Since adding the fee, students have had better passing and attendance rates, Koch said.

“There’s some skin in the game.”

Summer funding

Mike Griffith, a school finance expert with the Education Commission of States, co-authored a report on summer school funding in 2009. While that work hasn’t been formally updated, general trends have emerged.

“We’re sort of having a change in the way we think about summer school,” he said. “The old school way of thinking used to be, 'summer school seems important so let’s fund that.'”

States are moving toward providing funding for “extra” programs, and letting schools decide how to spend it, he said. Some school focus on tutoring, some on after school programs, some on summer school.

In Montana, making sure there’s consistent funding can be an issue. Dennis Parman, the former deputy superintendent for the Office of Public Instruction who now leads the Montana Rural Education Association, said the his district occasionally offered summer school when he was the superintendent in Havre.

“Some years we did it, some years we didn’t,” he said. “It depended on the year, it depended on where funding was at.”

During SD2’s strategic planning, a plan for an elementary summer school program was sketched out, Koch said.

“We just haven’t found a sustainable funding source for it,” she said. “If we start it, we want to be able to continue it every year.”

Districts are often wary of shifting funds from existing programs, Parman said.

“I think it’s one of those things that people aren’t just ready to jump into the deep end of the pool on,” he said.

Transportation is also an issue; student busing in Montana is paid for by an automatic levy on local taxpayers, but it doesn’t include summer transportation. A 2015 bill championed by the East Helena School District would have changed that, but it never got a vote. The district has promoted a similar idea this year.

Some rural districts also struggle staffing summer programs, given their small pool of teachers.

“Sometimes there’s people willing to do that, sometimes there’s not,” Parman said.

Research has shown that expansive summer school programs — not just remediation or credit recovery — are most effective, Griffith said. And any program needs to be academically challenging.

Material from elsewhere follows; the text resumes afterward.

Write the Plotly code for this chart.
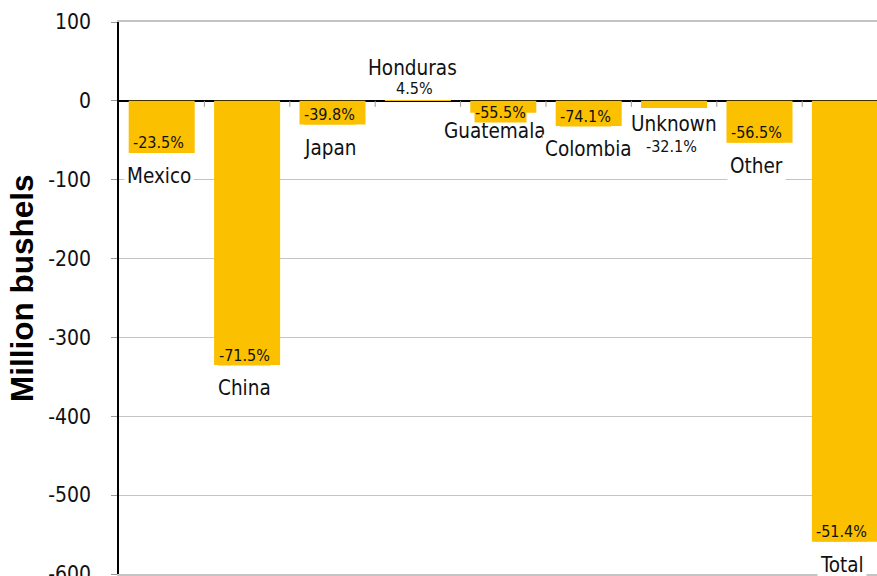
import plotly.graph_objects as go

categories = ["Mexico", "China", "Japan", "Honduras", "Guatemala", "Colombia", "Unknown", "Other", "Total"]
values = [-66, -335, -30, 1, -15, -32, -9, -53, -559]
pct_labels = ["-23.5%", "-71.5%", "-39.8%", "4.5%", "-55.5%", "-74.1%", "-32.1%", "-56.5%", "-51.4%"]
y_ticks = [100, 0, -100, -200, -300, -400, -500, -600]

BAR = "#FBC000"
FONT = "DejaVu Sans Condensed, Liberation Sans Narrow, sans-serif"

# label placement styles (pixel offsets from bar end): (pct_shift, pct_bg, name_shift, name_xshift)
default_style = (10, BAR, -23, -3)
special = {
    "Honduras": (12, "white", 32, -5),
    "Guatemala": (0, BAR, -18, -8),
    "Colombia": (10, BAR, -23, 0),
    "Unknown": (-39, "white", -16, 0),
}

fig = go.Figure()
fig.add_trace(go.Bar(x=categories, y=values, marker=dict(color=BAR, line=dict(width=0)),
                     width=0.773, hoverinfo="skip"))

for cat, v in zip(categories, values):
    ps, pbg, ns, nx = special.get(cat, default_style)
    fig.add_annotation(x=cat, y=v, text=cat, showarrow=False, xshift=nx, yshift=ns,
                       yanchor="middle", font=dict(family=FONT, size=20.5, color="#111"),
                       bgcolor="white", borderpad=2)
for cat, v, p in zip(categories, values, pct_labels):
    ps, pbg, ns, nx = special.get(cat, default_style)
    fig.add_annotation(x=cat, y=v, text=p, showarrow=False, xshift=-3, yshift=ps,
                       yanchor="middle", font=dict(family=FONT, size=16, color="#111"),
                       bgcolor=pbg, borderpad=0)

# small category-boundary ticks on the zero line
for i in range(len(categories) - 1):
    fig.add_shape(type="line", xref="x", yref="y", x0=i + 0.5, x1=i + 0.5,
                  ysizemode="pixel", yanchor=0, y0=0, y1=-6,
                  line=dict(color="#9a9a9a", width=1))

fig.add_annotation(xref="paper", yref="paper", x=0, y=0.5, xshift=-97, yshift=10, xanchor="center",
                   yanchor="middle", text="<b>Million bushels</b>", textangle=-90,
                   showarrow=False, font=dict(family="Liberation Sans, Arial, sans-serif", size=31.5, color="black"))

fig.update_layout(
    width=877, height=576,
    margin=dict(l=119, r=0, t=22, b=2, autoexpand=False),
    plot_bgcolor="white", paper_bgcolor="white",
    showlegend=False,
    xaxis=dict(range=[-0.5, 8.376], showticklabels=False, showgrid=False, ticks="",
               showline=True, mirror=True, linecolor="#c4c4c4", linewidth=1.5,
               zeroline=False, fixedrange=True, automargin=False),
    yaxis=dict(range=[-600, 100], tickvals=y_ticks, ticktext=[str(t) for t in y_ticks],
               showgrid=True, gridcolor="#c4c4c4", gridwidth=1,
               zeroline=True, zerolinecolor="black", zerolinewidth=1.5,
               showline=True, linecolor="black", linewidth=1.5,
               ticks="outside", ticklen=6, tickcolor="#9a9a9a",
               ticklabelstandoff=16, ticklabeloverflow="allow", automargin=False,
               tickfont=dict(family=FONT, size=21, color="#111"), fixedrange=True),
)

fig.write_html("out.html", config={"displayModeBar": False})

“That’s a great idea and it seems to make sense and they had research to back it up,” he said, “but that also means there’s going to be a greater cost.”

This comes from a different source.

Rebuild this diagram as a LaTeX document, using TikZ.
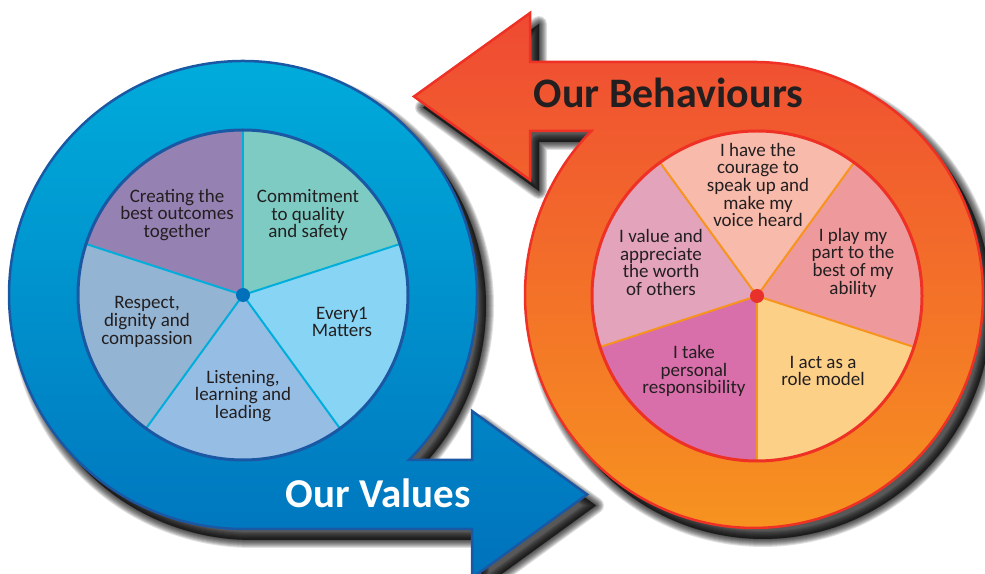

“If you talk the summer slide, having kids come in during the summer and having them play soccer isn’t going to help with that.”

'Individualized' approach

Courtney Hamblin worked one-on-one with students at the Lincoln Center on Friday, like she has every other day of summer school for the last two years.

Some students are in summer school not because they struggling academically, but because for whatever reason — personal factors, illness, apathy — they didn’t turn in their work. With a second chance, many of those students zip through the curriculum.

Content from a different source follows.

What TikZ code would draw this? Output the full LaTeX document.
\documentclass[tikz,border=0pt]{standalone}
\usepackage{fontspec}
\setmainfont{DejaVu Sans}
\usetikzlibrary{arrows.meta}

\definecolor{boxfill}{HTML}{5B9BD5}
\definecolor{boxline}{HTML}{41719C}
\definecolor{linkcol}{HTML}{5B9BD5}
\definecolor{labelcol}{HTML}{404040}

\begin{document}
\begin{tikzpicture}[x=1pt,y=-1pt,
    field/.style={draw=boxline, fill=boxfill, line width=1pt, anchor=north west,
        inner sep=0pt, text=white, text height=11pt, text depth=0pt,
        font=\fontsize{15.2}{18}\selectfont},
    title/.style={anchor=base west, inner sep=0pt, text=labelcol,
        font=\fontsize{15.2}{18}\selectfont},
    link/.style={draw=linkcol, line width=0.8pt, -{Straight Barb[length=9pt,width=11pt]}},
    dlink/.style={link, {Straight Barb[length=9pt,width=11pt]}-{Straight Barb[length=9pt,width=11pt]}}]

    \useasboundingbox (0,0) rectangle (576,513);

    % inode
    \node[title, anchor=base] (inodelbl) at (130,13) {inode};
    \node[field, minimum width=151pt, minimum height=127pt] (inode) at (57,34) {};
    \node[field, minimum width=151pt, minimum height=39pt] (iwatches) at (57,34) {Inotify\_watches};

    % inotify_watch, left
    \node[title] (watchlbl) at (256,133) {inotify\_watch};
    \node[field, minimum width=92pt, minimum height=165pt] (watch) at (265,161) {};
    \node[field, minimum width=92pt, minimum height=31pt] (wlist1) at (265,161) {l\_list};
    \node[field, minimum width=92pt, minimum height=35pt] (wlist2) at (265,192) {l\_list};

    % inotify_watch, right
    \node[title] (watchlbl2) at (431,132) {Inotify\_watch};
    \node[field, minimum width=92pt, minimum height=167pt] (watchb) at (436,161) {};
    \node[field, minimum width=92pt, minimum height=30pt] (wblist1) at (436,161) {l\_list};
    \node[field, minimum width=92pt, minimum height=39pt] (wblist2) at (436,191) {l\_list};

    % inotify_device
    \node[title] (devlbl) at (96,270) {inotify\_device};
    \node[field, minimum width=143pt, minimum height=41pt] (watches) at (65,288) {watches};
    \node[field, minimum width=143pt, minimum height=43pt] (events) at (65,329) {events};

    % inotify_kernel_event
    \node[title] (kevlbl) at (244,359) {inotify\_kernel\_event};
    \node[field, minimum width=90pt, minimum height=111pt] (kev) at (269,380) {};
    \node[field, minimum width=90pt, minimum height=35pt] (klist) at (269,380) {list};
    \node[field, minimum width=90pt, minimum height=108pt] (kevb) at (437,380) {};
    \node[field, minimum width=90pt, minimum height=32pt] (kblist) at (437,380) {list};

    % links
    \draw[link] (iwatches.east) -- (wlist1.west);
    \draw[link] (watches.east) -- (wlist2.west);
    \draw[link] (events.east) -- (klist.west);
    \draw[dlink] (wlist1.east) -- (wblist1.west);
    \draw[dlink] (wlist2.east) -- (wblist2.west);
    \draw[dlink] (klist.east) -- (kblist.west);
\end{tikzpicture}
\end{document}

Some students struggle in a larger classroom.

With individual attention, “they’re more receptive to it. They’ll ask more questions, they feel more comfortable,” said Hamblin, a West High English teacher.

For students who are struggling academically, Hamblin arranges for closer collaboration with the summer school English teacher for their class — a “double team” approach.

“It’s really individualized,” she said.

There’s also a lot of content to cover.

“They’re trying to complete a semester class in five weeks,” said Kari Field, a West High science teacher who directs the summer program.

Officials are also wary of students relying too much on summer school as a fallback option.

“We don’t really want to nurture that,” she said. “We want them to be successful during the school year.”

That’s why Hamblin focuses on the writing process. It’s not so much about offering help with an individual assignment as helping them hone skills used in writing any paper — structure, crafting an argument, researching effectively.

The more personal format of SD2’s summer school — Field handles student discipline to help teachers avoid becoming “the bad guy” — helps drive those lessons home.

“I sit next to them,” Hamblin said. “They can’t not be engaged.”